Anggota OPEC lainnya tidak begitu disiplin dalam produksi dan Yamani dikritik di dalam negeri karena yang lain meningkatkan pangsa pasar mereka dengan mengorbankan Riyadh. Saat kelebihan minyak membengkak, harga minyak mentah jatuh di bawah US$ 10 (Rp 140.959) per barel.
Setelah tidak mematuhi Fahd dan gagal, Yamani membayar harganya. Pada Oktober 1986 ia mengetahui pemecatannya dari pengumuman publik di televisi Arab Saudi, yang tampaknya dirancang untuk mempermalukannya di muka publik.

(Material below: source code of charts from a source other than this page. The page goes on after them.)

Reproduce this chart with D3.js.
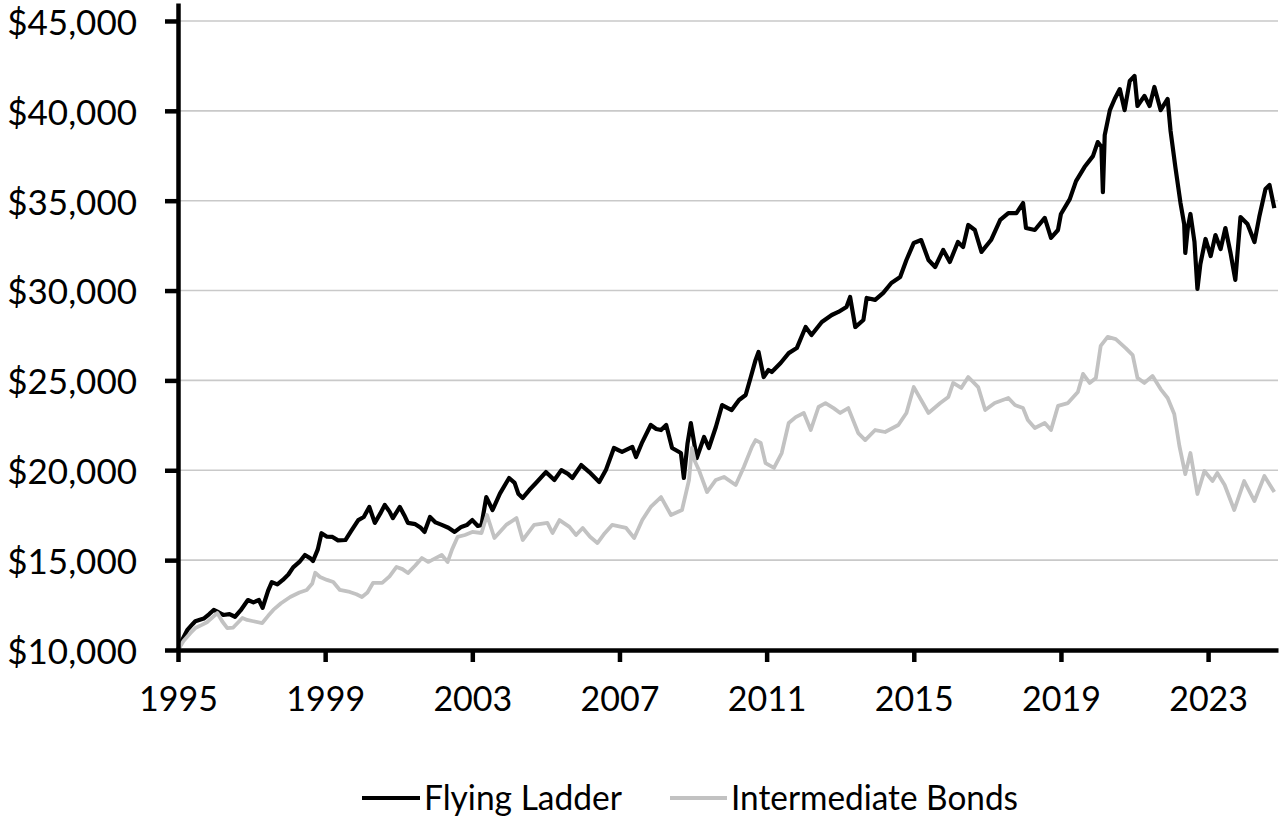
<!DOCTYPE html>
<html>
<head>
<meta charset="utf-8">
<script src="https://cdn.jsdelivr.net/npm/d3@7/dist/d3.min.js"></script>
<style>
  html, body { margin: 0; padding: 0; background: #fff; }
  svg { display: block; }
</style>
</head>
<body>
<svg id="chart" width="1284" height="827"></svg>
<script>
// ---- Data (decimal years, portfolio value in $) ----
const seriesNames = ["Flying Ladder", "Intermediate Bonds"];

const flyingYears = [
1995.00,1995.10,1995.25,1995.40,1995.47,1995.70,1995.85,1995.97,1996.10,1996.23,1996.40,1996.55,1996.70,1996.90,
1997.05,1997.20,1997.30,1997.45,1997.55,1997.70,1997.85,1998.00,1998.13,1998.30,1998.45,1998.60,1998.67,1998.80,
1998.90,1999.05,1999.20,1999.35,1999.55,1999.70,1999.90,2000.05,2000.20,2000.35,2000.50,2000.62,2000.75,2000.84,
2001.03,2001.15,2001.25,2001.45,2001.60,2001.70,2001.85,2002.00,2002.17,2002.35,2002.52,2002.70,2002.85,2003.00,
2003.15,2003.25,2003.38,2003.55,2003.75,2004.00,2004.15,2004.25,2004.37,2004.55,2004.73,2005.00,2005.23,2005.42,
2005.60,2005.72,2005.96,2006.18,2006.45,2006.63,2006.85,2007.07,2007.35,2007.45,2007.62,2007.85,2008.00,2008.13,
2008.27,2008.43,2008.67,2008.75,2008.85,2008.94,2009.10,2009.30,2009.43,2009.62,2009.79,2010.05,2010.25,2010.43,
2010.57,2010.70,2010.78,2010.92,2011.05,2011.14,2011.38,2011.60,2011.82,2012.06,2012.22,2012.50,2012.77,2012.95,
2013.17,2013.27,2013.41,2013.63,2013.72,2013.95,2014.17,2014.39,2014.63,2014.80,2015.00,2015.20,2015.40,2015.58,
2015.80,2015.98,2016.20,2016.34,2016.48,2016.66,2016.84,2017.10,2017.35,2017.57,2017.79,2017.97,2018.05,2018.29,
2018.56,2018.73,2018.92,2019.00,2019.24,2019.41,2019.64,2019.87,2020.00,2020.10,2020.14,2020.19,2020.33,2020.46,
2020.60,2020.73,2020.87,2021.00,2021.08,2021.27,2021.41,2021.54,2021.71,2021.90,2021.98,2022.11,2022.25,2022.35,
2022.38,2022.45,2022.52,2022.63,2022.71,2022.79,2022.93,2023.07,2023.20,2023.34,2023.47,2023.61,2023.74,2023.88,
2024.07,2024.26,2024.39,2024.56,2024.67,2024.80];

const flyingValues = [
10000,10500,11100,11450,11600,11750,12000,12230,12100,11950,12000,11850,12200,12780,
12650,12780,12350,13300,13780,13650,13900,14200,14600,14900,15290,15100,14950,15600,
16500,16300,16290,16100,16120,16600,17230,17400,17960,17070,17600,18070,17700,17340,
17960,17500,17070,17000,16800,16570,17400,17100,16960,16800,16570,16850,16950,17230,
16900,16960,18510,17790,18700,19570,19300,18700,18460,18900,19290,19900,19460,20010,
19800,19570,20290,19900,19350,20010,21240,21020,21300,20740,21570,22520,22300,22240,
22520,21240,20960,19570,21500,22630,20680,21850,21240,22410,23630,23350,23910,24190,
25190,26140,26580,25190,25580,25470,25970,26520,26800,27970,27530,28250,28640,28810,
29090,29640,27970,28360,29590,29480,29870,30420,30750,31700,32650,32810,31700,31310,
32260,31590,32700,32420,33650,33370,32150,32810,33930,34310,34310,34870,33480,33370,
34040,32930,33370,34260,35090,36090,36870,37480,38260,38000,35480,38650,40040,40660,
41210,40040,41660,41940,40270,40830,40270,41330,40040,40660,38880,36870,34870,33700,
32090,33500,34260,32700,30090,31480,32870,31920,33090,32310,33480,32090,30590,34090,
33700,32700,34090,35650,35870,34590];

const bondYears = [
1995.00,1995.15,1995.34,1995.47,1995.65,1995.80,1996.07,1996.20,1996.34,1996.50,1996.75,1996.88,1997.05,1997.29,
1997.45,1997.59,1997.80,1998.05,1998.30,1998.50,1998.65,1998.73,1998.86,1999.05,1999.22,1999.40,1999.67,1999.85,
2000.00,2000.15,2000.30,2000.55,2000.75,2000.94,2001.10,2001.25,2001.45,2001.63,2001.80,2001.90,2002.17,2002.33,
2002.45,2002.60,2002.80,2003.00,2003.25,2003.40,2003.60,2003.92,2004.20,2004.37,2004.68,2005.04,2005.18,2005.37,
2005.64,2005.82,2006.00,2006.20,2006.40,2006.60,2006.80,2007.18,2007.40,2007.62,2007.85,2008.13,2008.40,2008.70,
2008.89,2008.97,2009.05,2009.16,2009.38,2009.62,2009.84,2010.16,2010.38,2010.60,2010.70,2010.84,2010.97,2011.20,
2011.41,2011.60,2011.79,2012.01,2012.20,2012.41,2012.60,2012.82,2013.00,2013.22,2013.49,2013.68,2013.95,2014.22,
2014.58,2014.80,2015.00,2015.20,2015.40,2015.72,2015.94,2016.07,2016.29,2016.48,2016.75,2016.94,2017.20,2017.57,
2017.75,2017.97,2018.10,2018.29,2018.56,2018.73,2018.92,2019.19,2019.46,2019.60,2019.78,2019.95,2020.08,2020.27,
2020.49,2020.76,2020.95,2021.08,2021.27,2021.49,2021.71,2021.90,2022.08,2022.22,2022.38,2022.52,2022.71,2022.90,
2023.12,2023.25,2023.45,2023.71,2023.98,2024.26,2024.53,2024.80];

const bondValues = [
10000,10500,10950,11220,11400,11560,12060,11600,11220,11250,11780,11670,11600,11500,
11900,12230,12600,12950,13200,13340,13700,14300,14060,13900,13780,13340,13230,13100,
12950,13200,13730,13730,14100,14620,14500,14280,14700,15120,14900,15000,15290,14900,
15600,16290,16400,16570,16510,17510,16230,16960,17340,16120,16960,17070,16510,17230,
16850,16400,16790,16300,15950,16500,16960,16790,16230,17230,17960,18510,17510,17790,
19460,21240,20500,20010,18790,19460,19630,19180,20180,21300,21680,21520,20400,20130,
20960,22630,22960,23190,22240,23520,23740,23460,23190,23460,22070,21680,22240,22130,
22520,23190,24630,23910,23190,23740,24080,24860,24580,25190,24630,23350,23740,24020,
23630,23460,22800,22350,22630,22240,23580,23740,24360,25360,24860,25140,26920,27420,
27300,26800,26410,25140,24860,25250,24520,24020,23130,21350,19790,20960,18680,19960,
19400,19850,19180,17790,19400,18290,19680,18790];

const xTickValues = [1995, 1999, 2003, 2007, 2011, 2015, 2019, 2023];
const yTickValues = [10000, 15000, 20000, 25000, 30000, 35000, 40000, 45000];
const xDomain = [1995, 2024.9];
const yDomain = [10000, 46000];

// ---- Layout ----
const svg = d3.select("#chart");
const plotLeft = 178, plotRight = 1278, plotTop = 3, plotBottom = 650;
const FONT = "Lato, 'Open Sans', 'DejaVu Sans', sans-serif";

const x = d3.scaleLinear().domain(xDomain).range([plotLeft, plotRight]);
const y = d3.scaleLinear().domain(yDomain).range([plotBottom, plotTop]);

// gridlines
svg.append("g")
  .selectAll("line")
  .data(yTickValues.filter(v => v !== yDomain[0]))
  .join("line")
  .attr("x1", plotLeft).attr("x2", plotRight)
  .attr("y1", d => y(d)).attr("y2", d => y(d))
  .attr("stroke", "#c9c9c9")
  .attr("stroke-width", 1.6);

// series
const fly = flyingYears.map((t, i) => [t, flyingValues[i]]);
const bond = bondYears.map((t, i) => [t, bondValues[i]]);
const line = d3.line().x(d => x(d[0])).y(d => y(d[1]));

svg.append("path").datum(fly)
  .attr("d", line).attr("fill", "none")
  .attr("stroke", "#000").attr("stroke-width", 4.2)
  .attr("stroke-linejoin", "round");

svg.append("path").datum(bond)
  .attr("d", line).attr("fill", "none")
  .attr("stroke", "#c2c2c2").attr("stroke-width", 3.8)
  .attr("stroke-linejoin", "round");

// axes
const xAxis = d3.axisBottom(x)
  .tickValues(xTickValues)
  .tickFormat(d3.format("d"))
  .tickSize(12).tickSizeOuter(0).tickPadding(25);

const gx = svg.append("g").attr("transform", `translate(0,${plotBottom})`).call(xAxis);
gx.select(".domain").attr("stroke", "#000").attr("stroke-width", 4.5);
gx.selectAll(".tick line").attr("stroke", "#000").attr("stroke-width", 4.5);
gx.selectAll(".tick text")
  .attr("fill", "#000")
  .style("font-family", FONT).style("font-size", "34px");

const yAxis = d3.axisLeft(y)
  .tickValues(yTickValues)
  .tickFormat(d => "$" + d3.format(",")(d))
  .tickSize(13).tickSizeOuter(0).tickPadding(28);

const gy = svg.append("g").attr("transform", `translate(${plotLeft},0)`).call(yAxis);
gy.select(".domain").attr("stroke", "#000").attr("stroke-width", 4.5);
gy.selectAll(".tick line").attr("stroke", "#000").attr("stroke-width", 4.5);
gy.selectAll(".tick text")
  .attr("fill", "#000").attr("dy", "0.38em")
  .style("font-family", FONT).style("font-size", "35px");

// legend
const legend = [
  { name: seriesNames[0], color: "#000", width: 3.8, x1: 362, x2: 420, tx: 424, len: 198 },
  { name: seriesNames[1], color: "#c2c2c2", width: 3.8, x1: 670, x2: 727, tx: 731, len: 287 }
];
const lg = svg.append("g");
lg.selectAll("line").data(legend).join("line")
  .attr("x1", d => d.x1).attr("x2", d => d.x2)
  .attr("y1", 798).attr("y2", 798)
  .attr("stroke", d => d.color).attr("stroke-width", d => d.width);
lg.selectAll("text").data(legend).join("text")
  .attr("x", d => d.tx).attr("y", 810)
  .attr("textLength", d => d.len).attr("lengthAdjust", "spacingAndGlyphs")
  .style("font-family", FONT).style("font-size", "34px")
  .attr("fill", "#000")
  .text(d => d.name);
</script>
</body>
</html>
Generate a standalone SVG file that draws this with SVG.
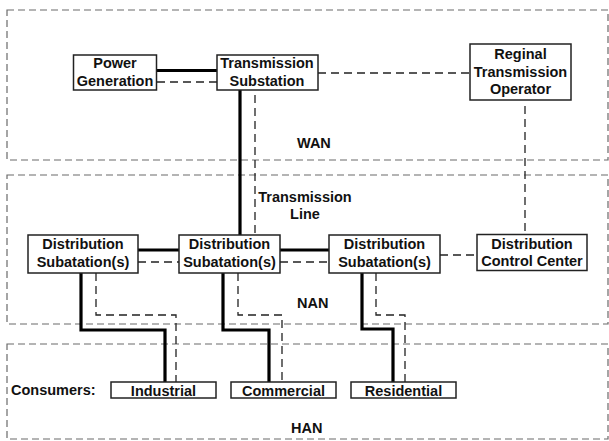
<svg xmlns="http://www.w3.org/2000/svg" width="609" height="441" viewBox="0 0 609 441">
<style>
.zone{fill:none;stroke:#6a6a6a;stroke-width:1.2;stroke-dasharray:7,4}
.box{fill:#fff;stroke:#222;stroke-width:1.5}
.t{font-family:"Liberation Sans",Arial,sans-serif;font-weight:bold;font-size:14.5px;fill:#111;text-anchor:middle}
.tl{font-family:"Liberation Sans",Arial,sans-serif;font-weight:bold;font-size:14.5px;fill:#111}
.pw{fill:none;stroke:#000;stroke-width:3.2}
.cm{fill:none;stroke:#222;stroke-width:1.3;stroke-dasharray:8,5}
</style>
<rect width="609" height="441" fill="#fff"/>
<g id="zones">
<rect class="zone" x="7" y="10" width="601" height="150"/>
<rect class="zone" x="7" y="175" width="601" height="149"/>
<rect class="zone" x="7" y="344" width="601" height="95"/>
<text class="tl" x="297" y="148">WAN</text>
<text class="tl" x="297" y="308">NAN</text>
<text class="tl" x="291" y="433">HAN</text>
<text class="tl" x="11" y="395">Consumers:</text>
<text class="t" x="305" y="202">Transmission</text>
<text class="t" x="305" y="219">Line</text>
</g>
<g id="connectors">
<line class="pw" x1="157" y1="70.5" x2="217" y2="70.5"/>
<line class="cm" x1="157" y1="82" x2="217" y2="82"/>
<line class="cm" x1="318" y1="73" x2="470" y2="73"/>
<line class="pw" x1="240" y1="90" x2="240" y2="235"/>
<line class="cm" x1="255" y1="95" x2="255" y2="235"/>
<line class="cm" x1="525" y1="106" x2="525" y2="235"/>
<line class="pw" x1="138" y1="250" x2="179" y2="250"/>
<line class="cm" x1="138" y1="262" x2="179" y2="262"/>
<line class="pw" x1="280" y1="250" x2="329" y2="250"/>
<line class="cm" x1="280" y1="262" x2="329" y2="262"/>
<line class="cm" x1="440" y1="255" x2="477" y2="255"/>
<polyline class="pw" points="81,273 81,330 165,330 165,382"/>
<polyline class="cm" points="96,273 96,315 176,315 176,382"/>
<polyline class="pw" points="223,273 223,330 269,330 269,382"/>
<polyline class="cm" points="238,273 238,315 282,315 282,382"/>
<polyline class="pw" points="362,273 362,329 393,329 393,382"/>
<polyline class="cm" points="376,273 376,315 405,315 405,382"/>
</g>
<g id="power-generation">
<rect class="box" x="73.5" y="55" width="83" height="35"/>
<text class="t" x="115" y="68">Power</text>
<text class="t" x="115" y="86">Generation</text>
</g>
<g id="transmission-substation">
<rect class="box" x="217" y="55" width="101" height="35"/>
<text class="t" x="267" y="68">Transmission</text>
<text class="t" x="267" y="86">Substation</text>
</g>
<g id="regional-transmission-operator">
<rect class="box" x="470" y="44" width="101" height="56"/>
<text class="t" x="520.5" y="59">Reginal</text>
<text class="t" x="520.5" y="77">Transmission</text>
<text class="t" x="520.5" y="94">Operator</text>
</g>
<g id="distribution-substation-1">
<rect class="box" x="28" y="235" width="110" height="38"/>
<text class="t" x="83" y="249">Distribution</text>
<text class="t" x="83" y="266.5">Subatation(s)</text>
</g>
<g id="distribution-substation-2">
<rect class="box" x="179" y="235" width="101" height="38"/>
<text class="t" x="229.5" y="249">Distribution</text>
<text class="t" x="229.5" y="266.5">Subatation(s)</text>
</g>
<g id="distribution-substation-3">
<rect class="box" x="329" y="235" width="111" height="38"/>
<text class="t" x="384.5" y="249">Distribution</text>
<text class="t" x="384.5" y="266.5">Subatation(s)</text>
</g>
<g id="distribution-control-center">
<rect class="box" x="477" y="234.5" width="110" height="36"/>
<text class="t" x="532" y="249">Distribution</text>
<text class="t" x="532" y="266">Control Center</text>
</g>
<g id="industrial">
<rect class="box" x="111" y="382" width="105" height="16"/>
<text class="t" x="163.5" y="396">Industrial</text>
</g>
<g id="commercial">
<rect class="box" x="231" y="382" width="105" height="16"/>
<text class="t" x="283.5" y="396">Commercial</text>
</g>
<g id="residential">
<rect class="box" x="351" y="382" width="105" height="16"/>
<text class="t" x="403.5" y="396">Residential</text>
</g>
</svg>
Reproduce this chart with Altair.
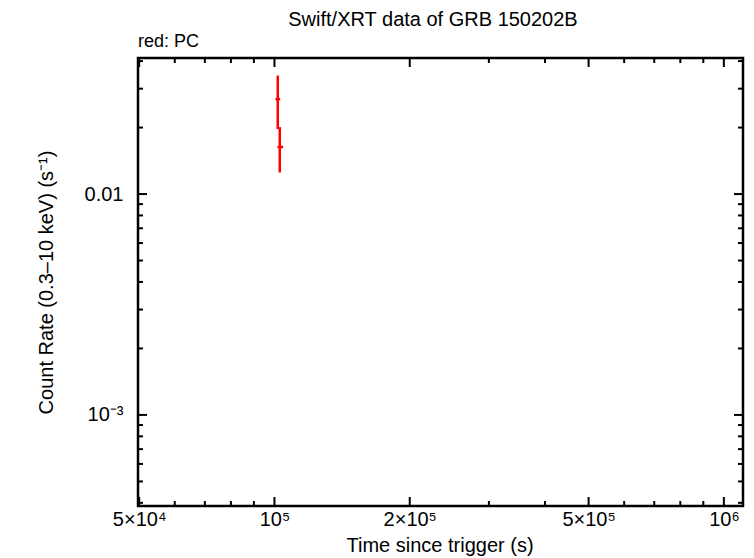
import altair as alt
import pandas as pd

# Data (Swift/XRT PC mode)
t_mid = [1.0171e5, 1.0275e5]
t_lo = [1.0051e5, 1.0155e5]
t_hi = [1.0296e5, 1.0456e5]
rate = [0.0269, 0.01633]
rate_lo = [0.0197, 0.01253]
rate_hi = [0.0344, 0.0201]

x_major = [5e4, 1e5, 2e5, 5e5, 1e6]
x_minor = [6e4, 7e4, 8e4, 9e4, 3e5, 4e5, 6e5, 7e5, 8e5, 9e5]
y_major = [1e-3, 1e-2]
y_minor = [4e-4, 5e-4, 6e-4, 7e-4, 8e-4, 9e-4,
           2e-3, 3e-3, 4e-3, 5e-3, 6e-3, 7e-3, 8e-3, 9e-3,
           2e-2, 3e-2, 4e-2]

X_DOMAIN = [4.97e4, 1.103e6]
Y_DOMAIN = [3.87e-4, 0.0413]
W, H = 605, 448
FONT = "Liberation Sans"
RED = "#ff0000"

df = pd.DataFrame({"t": t_mid, "tlo": t_lo, "thi": t_hi,
                   "rate": rate, "rlo": rate_lo, "rhi": rate_hi})

xscale = alt.Scale(type="log", domain=X_DOMAIN, nice=False)
yscale = alt.Scale(type="log", domain=Y_DOMAIN, nice=False)

x_label_expr = ("datum.value == 50000 ? '5×10⁴' : datum.value == 100000 ? '10⁵' : "
                "datum.value == 200000 ? '2×10⁵' : datum.value == 500000 ? '5×10⁵' : "
                "datum.value == 1000000 ? '10⁶' : ''")
y_label_expr = "datum.value == 0.01 ? '0.01' : datum.value == 0.001 ? '10⁻³' : ''"

xaxis = alt.Axis(values=x_major, labelExpr=x_label_expr, ticks=False, domain=False,
                 grid=False, labelFontSize=20, labelFont=FONT, labelColor="black",
                 labelPadding=3, title="Time since trigger (s)", titleFontSize=20,
                 titleFont=FONT, titleFontWeight="normal", titleColor="black",
                 titleX=W / 2 - 1, titleY=39, titleBaseline="middle", titleAlign="center",
                 labelFlush=False, labelOverlap=False)
yaxis = alt.Axis(values=y_major, labelExpr=y_label_expr, ticks=False, domain=False,
                 grid=False, labelFontSize=20, labelFont=FONT, labelColor="black",
                 labelPadding=15, title="Count Rate (0.3–10 keV) (s⁻¹)", titleFontSize=20,
                 titleFont=FONT, titleFontWeight="normal", titleColor="black",
                 titleX=-92, titleY=H / 2, titleBaseline="middle", titleAlign="center",
                 titleAngle=270, labelFlush=False, labelOverlap=False)

vbars = alt.Chart(df).mark_rule(color=RED, strokeWidth=2.5).encode(
    x=alt.X("t:Q", scale=xscale, axis=xaxis),
    y=alt.Y("rlo:Q", scale=yscale, axis=yaxis),
    y2="rhi:Q",
)
hbars = alt.Chart(df).mark_rule(color=RED, strokeWidth=2.5).encode(
    x=alt.X("tlo:Q", scale=xscale, axis=xaxis),
    x2="thi:Q",
    y=alt.Y("rate:Q", scale=yscale, axis=yaxis),
)

xt_major = pd.DataFrame({"v": x_major})
xt_minor = pd.DataFrame({"v": x_minor})
yt_major = pd.DataFrame({"v": y_major})
yt_minor = pd.DataFrame({"v": y_minor})


def xticks(data, length):
    base = alt.Chart(data).mark_rule(color="black", strokeWidth=2, clip=True)
    enc_x = alt.X("v:Q", scale=xscale, axis=xaxis)
    bottom = base.encode(x=enc_x, y=alt.value(H), y2=alt.value(H - length))
    top = base.encode(x=enc_x, y=alt.value(0), y2=alt.value(length))
    return [bottom, top]


def yticks(data, length):
    base = alt.Chart(data).mark_rule(color="black", strokeWidth=2, clip=True)
    enc_y = alt.Y("v:Q", scale=yscale, axis=yaxis)
    left = base.encode(y=enc_y, x=alt.value(0), x2=alt.value(length))
    right = base.encode(y=enc_y, x=alt.value(W), x2=alt.value(W - length))
    return [left, right]


tick_layers = (xticks(xt_major, 9) + xticks(xt_minor, 5)
               + yticks(yt_major, 9) + yticks(yt_minor, 5))

text_df = pd.DataFrame({"title": ["Swift/XRT data of GRB 150202B"], "sub": ["red: PC"]})
title_mark = alt.Chart(text_df).mark_text(
    font=FONT, fontSize=20, color="black", align="center", baseline="alphabetic"
).encode(text="title:N", x=alt.value(295), y=alt.value(-32))
sub_mark = alt.Chart(text_df).mark_text(
    font=FONT, fontSize=18, color="black", align="left", baseline="alphabetic"
).encode(text="sub:N", x=alt.value(0), y=alt.value(-11))

chart = alt.layer(vbars, hbars, *tick_layers, title_mark, sub_mark).properties(
    width=W, height=H,
    autosize=alt.AutoSizeParams(type="none"),
    padding={"left": 130, "top": 50, "right": 3, "bottom": 50},
    background="white",
).configure_view(stroke="black", strokeWidth=2.5)

chart.save("out.html", embed_options={"renderer": "svg", "actions": False})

Baca juga: Arab Saudi dan Rusia Bersaing Ketat Jadi Pemasok Minyak Utama ke Cina
Yamani mundur ke kehidupan pribadinya dan menjadi tokoh utama untuk sebuah konsultan, Centre for Global Energy Studies. Pada peluncurannya di London pada tahun 1989, dengan harga minyak mentah masih hanya US$ 20 (Rp 281.918) per barel, dia memperkirakan harga pada akhirnya akan menembus US$ 100 (Rp 1.409.591), seperti yang terjadi pada akhirnya di milenium baru.
Pada September 2000 Yamani diwawancarai Reuters saat peringatan ulang tahun ke-41 OPEC. Minyak serpih tidak banyak dikenal pada saat itu dan energi terbarukan masih dalam tahap awal, tetapi Yamani memperkirakan bahwa teknologi akan merugikan produsen minyak.
"Teknologi adalah musuh nyata bagi OPEC," katanya. "Teknologi akan mengurangi konsumsi dan meningkatkan produksi dari luar wilayah OPEC. Korban sebenarnya adalah Arab Saudi, dengan cadangan besar yang tidak dapat mereka gunakan untuk apapun.
"Zaman Batu tidak berakhir karena dunia kehabisan batu, dan Zaman Minyak akan berakhir jauh sebelum dunia kehabisan minyak," kata Sheikh Zaki Yamani.